A Thermodynamic Study Of Ligand Access/escape From Protein Cavities

Abstract

Insulin, a protein hormone, regulates glucose homeostasis and carbohydrate metabolism in higher organisms. Therapeutic formulations of hormone are preserved against degradation and denaturation by antimicrobial preservatives such as phenols, cooperative binding of which stabilizes hexameric complexes of insulin. Dissociation of hexameric species (on minutes to days time scale) into biologically active monomers is facilitated by rapid unbinding of phenols (on milliseconds time scale). However, a clear understanding of dissolution kinetics and determinants of the rates of ligand unbinding remains obscure, chiefly due to unresolved ambiguities in NMR results. We have used random acceleration molecular dynamics (RAMD) to identify and characterize a variety of potential ligand dissociation mechanisms. We observe three distinct exit routes for the ligand and resolve potentials of mean force (PMFs) along them by performing free energy calculations.

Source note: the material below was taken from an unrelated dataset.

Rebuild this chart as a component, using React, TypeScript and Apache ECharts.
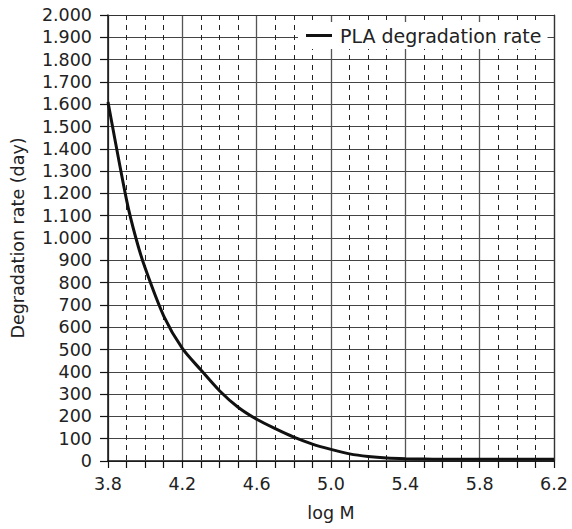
import React, { useEffect, useRef } from "react";
import * as echarts from "echarts";

const logM = [3.8, 3.9, 3.95, 4.0, 4.1, 4.2, 4.3, 4.4, 4.5, 4.6, 4.7, 4.8, 4.9, 5.0, 5.1, 5.2, 5.3, 5.4, 5.5, 5.6, 5.8, 6.0, 6.2];
const rate = [1610, 1170, 1000, 865, 650, 505, 408, 315, 241, 187, 145, 107, 76, 52, 32, 20, 13, 10, 9, 8, 8, 8, 8];
const seriesName = "PLA degradation rate";
const xName = "log M";
const yName = "Degradation rate (day)";

const FONT = "DejaVu Sans";

function fmtY(v: number): string {
  if (v >= 1000) {
    const t = Math.floor(v / 1000);
    const r = v % 1000;
    return `${t}.${String(r).padStart(3, "0")}`;
  }
  return String(v);
}

export default function App() {
  const ref = useRef<HTMLDivElement>(null);
  useEffect(() => {
    if (!ref.current) return;
    const chart = echarts.init(ref.current, undefined, { renderer: "svg" });
    const data = logM.map((x, i) => [x, rate[i]]);
    chart.setOption({
      animation: false,
      backgroundColor: "#fff",
      grid: { left: 108, right: 18, top: 15, bottom: 68, containLabel: false },
      legend: {
        show: true,
        left: 298,
        top: 22,
        padding: [4, 6, 4, 8],
        backgroundColor: "#fff",
        itemWidth: 26,
        itemHeight: 3,
        itemGap: 8,
        icon: "rect",
        textStyle: { fontFamily: FONT, fontSize: 19, color: "#222", padding: [0, 0, 0, 3] },
        data: [seriesName],
      },
      xAxis: [
        {
          type: "value",
          min: 3.8,
          max: 6.2,
          interval: 0.1,
          name: xName,
          nameLocation: "middle",
          nameGap: 43,
          nameTextStyle: { fontFamily: FONT, fontSize: 17.5, color: "#222" },
          axisLine: { show: true, onZero: false, lineStyle: { color: "#111", width: 1.5 } },
          axisTick: { show: true, length: 7, lineStyle: { color: "#111", width: 1.2 } },
          axisLabel: {
            fontFamily: FONT,
            fontSize: 17.5,
            color: "#222",
            margin: 14,
            showMinLabel: true,
            showMaxLabel: true,
            formatter: (v: number) => {
              const k = Math.round((v - 3.8) * 10);
              return k % 4 === 0 ? v.toFixed(1) : "";
            },
          },
          splitLine: { show: true, lineStyle: { color: "#222", width: 1, type: [5, 5] } },
        },
        {
          type: "value",
          position: "top",
          min: 3.8,
          max: 6.2,
          interval: 0.4,
          axisLine: { show: true, onZero: false, lineStyle: { color: "#333", width: 1 } },
          axisTick: { show: false },
          axisLabel: { show: false },
          splitLine: { show: true, lineStyle: { color: "#555", width: 1.3, type: "solid" } },
        },
      ],
      yAxis: [
        {
          type: "value",
          min: 0,
          max: 2000,
          interval: 100,
          name: yName,
          nameLocation: "middle",
          nameGap: 81,
          nameTextStyle: { fontFamily: FONT, fontSize: 17.5, color: "#222" },
          axisLine: { show: true, onZero: false, lineStyle: { color: "#111", width: 1.5 } },
          axisTick: { show: true, length: 8, lineStyle: { color: "#111", width: 1.2 } },
          axisLabel: {
            fontFamily: FONT,
            fontSize: 17.5,
            color: "#222",
            margin: 16,
            formatter: (v: number) => fmtY(v),
          },
          splitLine: { show: true, lineStyle: { color: "#444", width: 1.2 } },
        },
        {
          type: "value",
          position: "right",
          min: 0,
          max: 2000,
          interval: 100,
          axisLine: { show: true, onZero: false, lineStyle: { color: "#333", width: 1.2 } },
          axisTick: { show: false },
          axisLabel: { show: false },
          splitLine: { show: false },
        },
      ],
      series: [
        {
          name: seriesName,
          type: "line",
          data,
          xAxisIndex: 0,
          yAxisIndex: 0,
          smooth: 0.25,
          showSymbol: false,
          symbol: "none",
          lineStyle: { color: "#111", width: 3 },
          itemStyle: { color: "#111" },
          z: 5,
        },
      ],
    });
    return () => chart.dispose();
  }, []);
  return (
    <div
      ref={ref}
      style={{ position: "fixed", left: 0, top: 0, width: 572, height: 529 }}
    />
  );
}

Free energy profiles for each mechanism are computed with the help of second order cumulant expansion of Jarzynski's equality and non-equilibrium work statistics gathered from multiple independent steered molecular dynamics (SMD) simulations. Based on energetic barriers and structural properties, we suggest a plausible preferred mechanism for the ligand exchange. The most likely pathway with the lowest free energy barrier involves a leap over the “gate” formed by HisF5 and IleA10, with simultaneous passage of the ligand through a narrow channel existing between LeuA13, LeuH17, and the “gate”. Free energy profiles also display several weakly-bound metastable states for the ligand during entry and exit from R6 insulin hexamer.